Laissant penser que seules des mesures structurelles pourront atténuer ces effets, Brulocalis appelle à une « verdurisation stratégique » de ces quartiers. Or, sans soutien financier conséquent de la Région et du fédéral, le risque est de creuser encore davantage les inégalités sociales et géographiques.
Initiatives communales : des projets embryonnaires face à l’urgence
Conscientes du danger, certaines communes ont commencé à expérimenter des solutions locales. À Molenbeek-Saint-Jean, la porte de Ninove se pare de végétation pour rafraîchir l’air. À Saint-Gilles, la place Marie Janson bénéficie d’un réseau de fontaines et de massifs plantés. Mais ces projets restent trop limités pour inverser la tendance. En pratique, ils témoignent surtout d’une forte volonté politique locale, non accompagnée par des enveloppes budgétaires adaptées.
Plusieurs bourgmestres pointent un manque de moyens récurrent. Les tensions sur les budgets fédéraux, régionaux et communaux sont telles que les élus devront arbitrer entre services essentiels (propreté, police, éducation) et investissements climatiques. Or, dans le rapport du CERAC, le secteur des assurances figure parmi les acteurs les plus inquiets : les compagnies redoutent désormais les coûts liés aux inondations accrues par l’imperméabilisation urbaine et pourraient durcir leurs conditions de couverture.

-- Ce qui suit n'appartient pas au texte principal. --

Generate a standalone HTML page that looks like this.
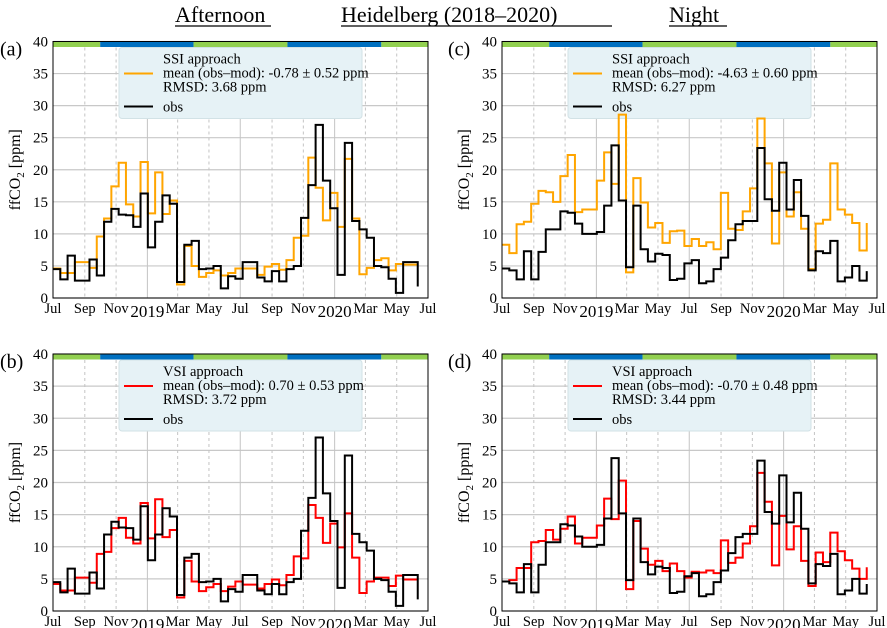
<!DOCTYPE html>
<html><head><meta charset="utf-8"><style>
body{margin:0;background:#fff;}
svg{display:block;}
svg text{font-family:"Liberation Serif",serif;}
</style></head><body>
<svg id="fig" width="887" height="628" viewBox="0 0 887 628" xmlns="http://www.w3.org/2000/svg" font-family="Liberation Serif, serif">
<g font-size="22">
<text x="175" y="22">Afternoon</text>
<line x1="175" y1="26" x2="271" y2="26" stroke="#000" stroke-width="1.2"/>
<text x="341" y="22">Heidelberg (2018–2020)</text>
<line x1="341" y1="26" x2="612" y2="26" stroke="#000" stroke-width="1.2"/>
<text x="669" y="22">Night</text>
<line x1="669" y1="26" x2="727" y2="26" stroke="#000" stroke-width="1.2"/>
</g>
</svg>
<script>
// ---- data (biweekly values, ppm) ----
const obsAfternoon=[4.5,2.9,6.6,2.7,2.7,6.0,3.5,11.9,13.9,13.0,12.9,11.1,16.3,7.9,11.9,16.0,14.7,2.5,8.3,8.9,4.5,4.6,5.0,1.5,3.4,3.0,5.6,5.6,3.2,2.6,4.2,2.6,4.5,5.0,12.5,17.6,27.0,18.3,14.0,3.6,24.2,12.0,10.7,9.4,5.0,4.8,3.0,0.8,5.6,5.6,1.8];
const ssiAfternoon=[4.6,3.9,3.9,5.6,5.6,4.7,9.6,12.4,17.4,21.1,14.6,12.7,21.2,13.2,19.6,13.1,15.2,2.1,8.1,5.0,3.3,3.9,4.3,3.5,3.9,4.6,4.6,4.6,3.6,4.9,5.3,4.4,5.9,9.4,9.7,21.9,17.2,12.1,16.4,11.1,21.7,12.4,3.7,4.7,5.9,6.2,4.3,5.3,5.2,5.2,5.2];
const vsiAfternoon=[4.2,3.2,3.2,5.2,5.2,4.4,8.9,9.2,12.9,14.5,11.4,10.5,16.8,11.3,17.4,11.5,12.6,2.1,7.8,4.6,3.1,3.7,4.2,3.1,3.8,4.6,4.1,4.1,3.5,4.2,4.9,4.0,5.6,8.5,8.2,16.5,14.5,10.6,13.6,9.9,15.2,8.3,2.8,4.6,5.2,5.2,3.9,5.5,4.9,4.9,4.9];
const obsNight=[4.6,4.3,2.9,7.3,2.9,7.2,10.7,10.7,13.5,13.3,11.6,10.0,10.0,10.3,14.4,23.8,15.2,4.8,14.4,7.6,5.7,6.9,6.7,2.8,3.0,5.4,5.9,2.3,2.6,4.5,6.3,9.0,11.5,12.0,12.0,23.4,15.4,13.6,21.1,13.8,18.4,12.8,4.3,7.3,7.0,8.9,2.6,3.2,5.0,2.7,4.2];
const ssiNight=[8.3,7.0,11.5,11.9,14.7,16.7,16.5,15.0,19.0,22.3,13.4,13.8,13.8,18.3,22.7,17.8,28.6,4.0,18.7,14.9,11.0,11.7,8.6,10.4,10.5,8.1,9.2,8.1,8.7,7.6,16.4,10.8,10.6,13.5,17.1,28.0,21.0,8.5,19.6,12.7,16.5,10.8,4.5,11.6,12.2,21.0,13.8,13.0,11.7,7.4,11.7];
const vsiNight=[4.6,4.8,6.7,6.7,10.7,10.9,12.6,11.1,12.8,14.7,10.5,11.4,11.4,13.3,17.5,14.3,20.3,3.4,14.0,9.7,7.2,7.8,6.2,7.4,6.2,5.2,6.1,6.0,6.3,5.9,11.0,7.5,8.3,10.5,13.2,21.5,17.0,7.1,14.8,9.6,13.2,7.8,3.9,9.1,7.6,12.2,9.3,7.9,6.6,5.0,6.8];
const yTicks=[0,5,10,15,20,25,30,35,40];
const xTickDays=[0,62,123,184,243,304,365,427,488,549,609,670,731];
const xTickLabels=["Jul","Sep","Nov","2019","Mar","May","Jul","Sep","Nov","2020","Mar","May","Jul"];
const seasonStarts=[0,92,274,457,640];
const seasonEnds=[92,274,457,640,731];
const seasonColors=["#92d050","#0070c0","#92d050","#0070c0","#92d050"];
const stepDays=14.22;
const totalDays=731;

const NS="http://www.w3.org/2000/svg";
const svg=document.getElementById('fig');
function mk(tag,attrs,parent){const e=document.createElementNS(NS,tag);for(const k in attrs)e.setAttribute(k,attrs[k]);if(tag==='text')e.setAttribute('font-family','Liberation Serif, serif');(parent||svg).appendChild(e);return e;}

const panels=[
 {id:'a',x0:53,x1:428,y0:41.5,y1:298,label:'(a)',lx:0,obs:obsAfternoon,mod:ssiAfternoon,col:'#ffa500',name:'SSI approach',mean:'mean (obs–mod): -0.78 ± 0.52 ppm',rmsd:'RMSD: 3.68 ppm'},
 {id:'c',x0:502,x1:877,y0:41.5,y1:298,label:'(c)',lx:448,obs:obsNight,mod:ssiNight,col:'#ffa500',name:'SSI approach',mean:'mean (obs–mod): -4.63 ± 0.60 ppm',rmsd:'RMSD: 6.27 ppm'},
 {id:'b',x0:53,x1:428,y0:354,y1:611,label:'(b)',lx:0,obs:obsAfternoon,mod:vsiAfternoon,col:'#ff0000',name:'VSI approach',mean:'mean (obs–mod): 0.70 ± 0.53 ppm',rmsd:'RMSD: 3.72 ppm'},
 {id:'d',x0:502,x1:877,y0:354,y1:611,label:'(d)',lx:448,obs:obsNight,mod:vsiNight,col:'#ff0000',name:'VSI approach',mean:'mean (obs–mod): -0.70 ± 0.48 ppm',rmsd:'RMSD: 3.44 ppm'}
];

function stepPath(vals,xs,ys){
  let d='';
  for(let i=0;i<vals.length;i++){
    const x=xs(i*stepDays),y=ys(vals[i]);
    if(i===0)d+='M'+x+' '+y;else d+=' L'+x+' '+y;
    if(i<vals.length-1)d+=' L'+xs((i+1)*stepDays)+' '+y;
  }
  return d;
}

panels.forEach(p=>{
  const g=mk('g',{});
  
  
  const xs=d=>p.x0+(p.x1-p.x0)*d/totalDays;
  const ys=v=>p.y1-(p.y1-p.y0)*v/40;
  yTicks.forEach(t=>{
    const l=mk('line',{x1:p.x0,x2:p.x1,y1:ys(t),y2:ys(t),stroke:'#c8c8c8','stroke-width':1.2},g);
    
    
    const tl=mk('text',{x:p.x0-5,y:ys(t)+5,'text-anchor':'end','font-size':15},g);
    tl.textContent=t;
    
    
  });
  xTickDays.forEach((d,i)=>{
    if(d>0&&d<totalDays){
      const major=(d===184||d===365||d===549);
      const l=mk('line',{x1:xs(d),x2:xs(d),y1:p.y0,y2:p.y1,stroke:'#c4c4c4','stroke-width':1,'stroke-dasharray':major?'':'3,3'},g);
      
      
    }
    const yr=xTickLabels[i].length===4;
    const t=mk('text',{x:xs(d),y:p.y1+(yr?19:15),'text-anchor':'middle','font-size':yr?17:14.5},g);
    t.textContent=xTickLabels[i];
    
    
  });
  seasonStarts.forEach((s,i)=>{
    const r=mk('rect',{x:xs(s),y:p.y0,width:xs(seasonEnds[i])-xs(s),height:5.5,fill:seasonColors[i]},g);
    
    
  });
  const lx=p.x0+66,ly=p.y0+6;
  const lb=mk('rect',{x:lx,y:ly,width:243,height:71,fill:'#e6f2f6',stroke:'#d2e2e6','stroke-width':1,rx:3},g);
  
  
  const l1=mk('line',{x1:lx+5,x2:lx+34,y1:ly+26,y2:ly+26,stroke:p.col,'stroke-width':2},g);
  
  
  const l2=mk('line',{x1:lx+5,x2:lx+34,y1:ly+59,y2:ly+59,stroke:'#000','stroke-width':2},g);
  
  
  [[p.name,16],[p.mean,30],[p.rmsd,44],['obs',64]].forEach(([s,dy])=>{
    const t=mk('text',{x:lx+44,y:ly+dy,'font-size':14.5},g);
    t.textContent=s;
    
    
  });
  const m=mk('path',{d:stepPath(p.mod,xs,ys),fill:'none',stroke:p.col,'stroke-width':2},g);
  
  
  const o=mk('path',{d:stepPath(p.obs,xs,ys),fill:'none',stroke:'#000','stroke-width':2},g);
  
  
  const fr=mk('rect',{x:p.x0,y:p.y0,width:p.x1-p.x0,height:p.y1-p.y0,fill:'none',stroke:'#000','stroke-width':1},g);
  
  
  const pl=mk('text',{x:p.lx,y:p.y0+14,'font-size':20},g);
  pl.textContent=p.label;
  
  
  const yl=mk('text',{transform:'translate('+(p.x0-33)+','+((p.y0+p.y1)/2)+') rotate(-90)','text-anchor':'middle','font-size':16},g);
  yl.innerHTML='ffCO<tspan font-size="11" dy="4">2</tspan><tspan dy="-4"> [ppm]</tspan>';
  
  
});
</script>
</body></html>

Budget contraint et gouvernance éclatée
À Bruxelles, la stratégie dite de « rénolution » promet la rénovation de l’intégralité des logements d’ici 2050. Ce plan a déjà accéléré le rythme des travaux, mais il reste loin des objectifs imposés par les directives européennes sur l’efficacité énergétique. Au rythme actuel, il faudrait plusieurs décennies supplémentaires pour atteindre la neutralité carbone du parc immobilier.
Cet écart entre ambition et réalité s’explique en partie par l’absence de gouvernement régional stable depuis plusieurs mois. Les modalités de financement des primes à la rénovation sont donc gelées, laissant les ménages et les entrepreneurs dans l’incertitude. En parallèle, la coordination entre le fédéral, la Région et les communes reste insuffisante pour mobiliser l’ensemble des fonds européens disponibles, aggravant la faiblesse des dispositifs d’aide.
Perspectives et pistes pour accélérer la transition
Pour Brulocalis et les associations de terrain, des pistes émergent : instaurer un fonds climatique bruxellois alimenté par une contribution dédiée des entreprises, renforcer les partenariats avec le secteur privé pour développer des réseaux de chaleur et de froid (expérimentation au parc Maximilien), ou encore intégrer systématiquement la végétalisation dans les permis d’urbanisme. À terme, ces actions pourraient limiter l’impact des vagues de chaleur et des inondations urbaines.
Mais la réussite de ces initiatives dépendra de trois facteurs clés : l’engagement politique au plus haut niveau pour débloquer des financements, la capacité à associer les citoyens (jardins partagés, plantations collaboratives) et la mise en place d’une gouvernance multi-niveaux plus cohérente. Sans cela, Bruxelles risquerait de cumuler retards et coûts exponentiels, alors que chaque degré supplémentaire de réchauffement se paie déjà en vies humaines et en dépenses publiques.